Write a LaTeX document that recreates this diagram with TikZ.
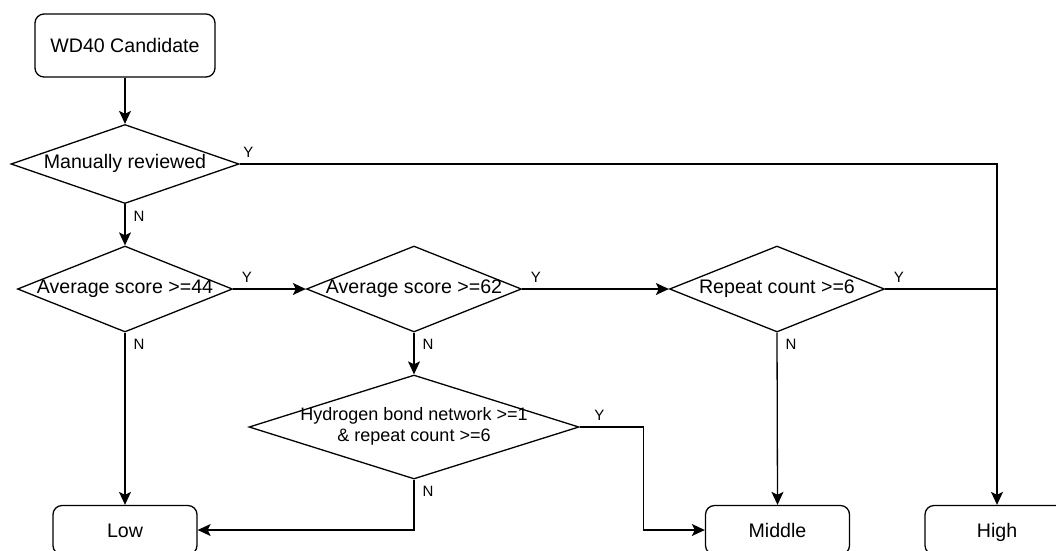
\documentclass[tikz,border=0pt]{standalone}
\usepackage{fontspec}
\setmainfont{Liberation Sans}
\usetikzlibrary{shapes.geometric,arrows.meta}
\newcommand{\dtext}[1]{\makebox[0pt]{\begin{tabular}{@{}c@{}}#1\end{tabular}}}

\begin{document}
\begin{tikzpicture}[x=1pt, y=-1pt, line width=1.3pt,
    >={Stealth[length=13pt,width=12pt,inset=3pt]},
    box/.style={draw, rounded corners=9pt, minimum width=144pt, minimum height=49pt,
        text height=14pt, text depth=0pt, font=\fontsize{19.6}{21}\selectfont},
    decision/.style={draw, diamond, inner sep=0pt, minimum width=215pt, minimum height=86pt,
        font=\fontsize{19.6}{21}\selectfont},
    ylab/.style={above right, inner sep=0pt, xshift=8pt, yshift=6pt, font=\fontsize{15}{17}\selectfont},
    nlab/.style={below right, inner sep=0pt, xshift=8pt, yshift=-6pt, font=\fontsize{15}{17}\selectfont}]
\useasboundingbox (0,0) rectangle (1056,550);

\node[box, minimum width=180pt, minimum height=63pt] (cand) at (125,45.5) {WD40 Candidate};
\node[decision, minimum width=228pt, minimum height=79pt] (manual) at (125,164) {\dtext{Manually reviewed}};
\node[decision] (avgA) at (125,289) {\dtext{Average score >=44}};
\node[decision] (avgB) at (414,289) {\dtext{Average score >=62}};
\node[decision] (rcount) at (777,289) {\dtext{Repeat count >=6}};
\node[decision, minimum width=330pt, minimum height=104pt, font=\fontsize{18}{21}\selectfont] (hbond) at (414,427)
    {\dtext{Hydrogen bond network >=1\\ \& repeat count >=6}};
\node[box] (low) at (125,530) {Low};
\node[box] (middle) at (777.5,530) {Middle};
\node[box] (high) at (997,530) {High};

\draw[->] (cand) -- (manual);
\draw[->] (manual.east) node[ylab, xshift=-5pt]{Y} -| (high.north);
\draw[->] (manual.south) node[nlab]{N} -- (avgA.north);
\draw[->] (avgA.east) node[ylab]{Y} -- (avgB.west);
\draw[->] (avgA.south) node[nlab]{N} -- (low.north);
\draw[->] (avgB.east) node[ylab]{Y} -- (rcount.west);
\draw[->] (avgB.south) node[nlab]{N} -- (hbond.north);
\draw (rcount.east) node[ylab]{Y} -- (rcount.east -| high.north);
\draw[->] (rcount.south) node[nlab]{N} -- (middle.north);
\draw[->] (hbond.east) node[ylab, xshift=6pt]{Y} -- ++(64,0) |- (middle.west);
\draw[->] (hbond.south) node[nlab]{N} |- (low.east);
\end{tikzpicture}
\end{document}
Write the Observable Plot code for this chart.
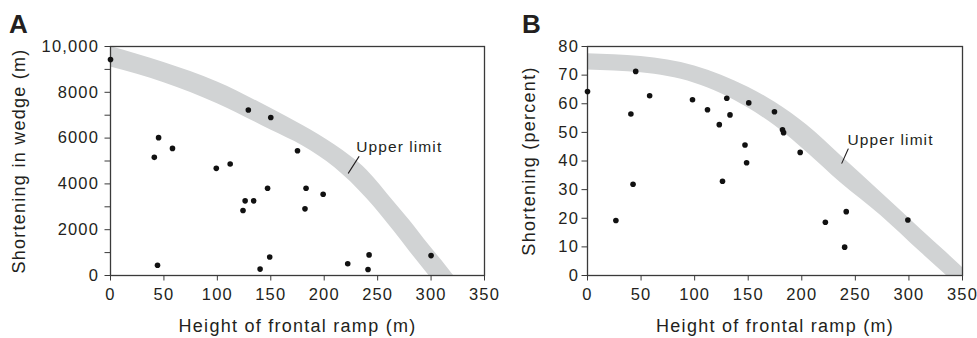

────

**CHALLENGE:**
Word for word, quote the full listing, omitting every picture.

**THE ANSWER:**
Write a LaTeX document that recreates this diagram with TikZ.
\documentclass[tikz,border=0pt]{standalone}
\usepackage{fontspec}
\setmainfont{Liberation Sans}
\usetikzlibrary{shapes.geometric,arrows.meta}
\newcommand{\dtext}[1]{\makebox[0pt]{\begin{tabular}{@{}c@{}}#1\end{tabular}}}

\begin{document}
\begin{tikzpicture}[x=1pt, y=-1pt, line width=1.3pt,
    >={Stealth[length=13pt,width=12pt,inset=3pt]},
    box/.style={draw, rounded corners=9pt, minimum width=144pt, minimum height=49pt,
        text height=14pt, text depth=0pt, font=\fontsize{19.6}{21}\selectfont},
    decision/.style={draw, diamond, inner sep=0pt, minimum width=215pt, minimum height=86pt,
        font=\fontsize{19.6}{21}\selectfont},
    ylab/.style={above right, inner sep=0pt, xshift=8pt, yshift=6pt, font=\fontsize{15}{17}\selectfont},
    nlab/.style={below right, inner sep=0pt, xshift=8pt, yshift=-6pt, font=\fontsize{15}{17}\selectfont}]
\useasboundingbox (0,0) rectangle (1056,550);

\node[box, minimum width=180pt, minimum height=63pt] (cand) at (125,45.5) {WD40 Candidate};
\node[decision, minimum width=228pt, minimum height=79pt] (manual) at (125,164) {\dtext{Manually reviewed}};
\node[decision] (avgA) at (125,289) {\dtext{Average score >=44}};
\node[decision] (avgB) at (414,289) {\dtext{Average score >=62}};
\node[decision] (rcount) at (777,289) {\dtext{Repeat count >=6}};
\node[decision, minimum width=330pt, minimum height=104pt, font=\fontsize{18}{21}\selectfont] (hbond) at (414,427)
    {\dtext{Hydrogen bond network >=1\\ \& repeat count >=6}};
\node[box] (low) at (125,530) {Low};
\node[box] (middle) at (777.5,530) {Middle};
\node[box] (high) at (997,530) {High};

\draw[->] (cand) -- (manual);
\draw[->] (manual.east) node[ylab, xshift=-5pt]{Y} -| (high.north);
\draw[->] (manual.south) node[nlab]{N} -- (avgA.north);
\draw[->] (avgA.east) node[ylab]{Y} -- (avgB.west);
\draw[->] (avgA.south) node[nlab]{N} -- (low.north);
\draw[->] (avgB.east) node[ylab]{Y} -- (rcount.west);
\draw[->] (avgB.south) node[nlab]{N} -- (hbond.north);
\draw (rcount.east) node[ylab]{Y} -- (rcount.east -| high.north);
\draw[->] (rcount.south) node[nlab]{N} -- (middle.north);
\draw[->] (hbond.east) node[ylab, xshift=6pt]{Y} -- ++(64,0) |- (middle.west);
\draw[->] (hbond.south) node[nlab]{N} |- (low.east);
\end{tikzpicture}
\end{document}
Write the Observable Plot code for this chart.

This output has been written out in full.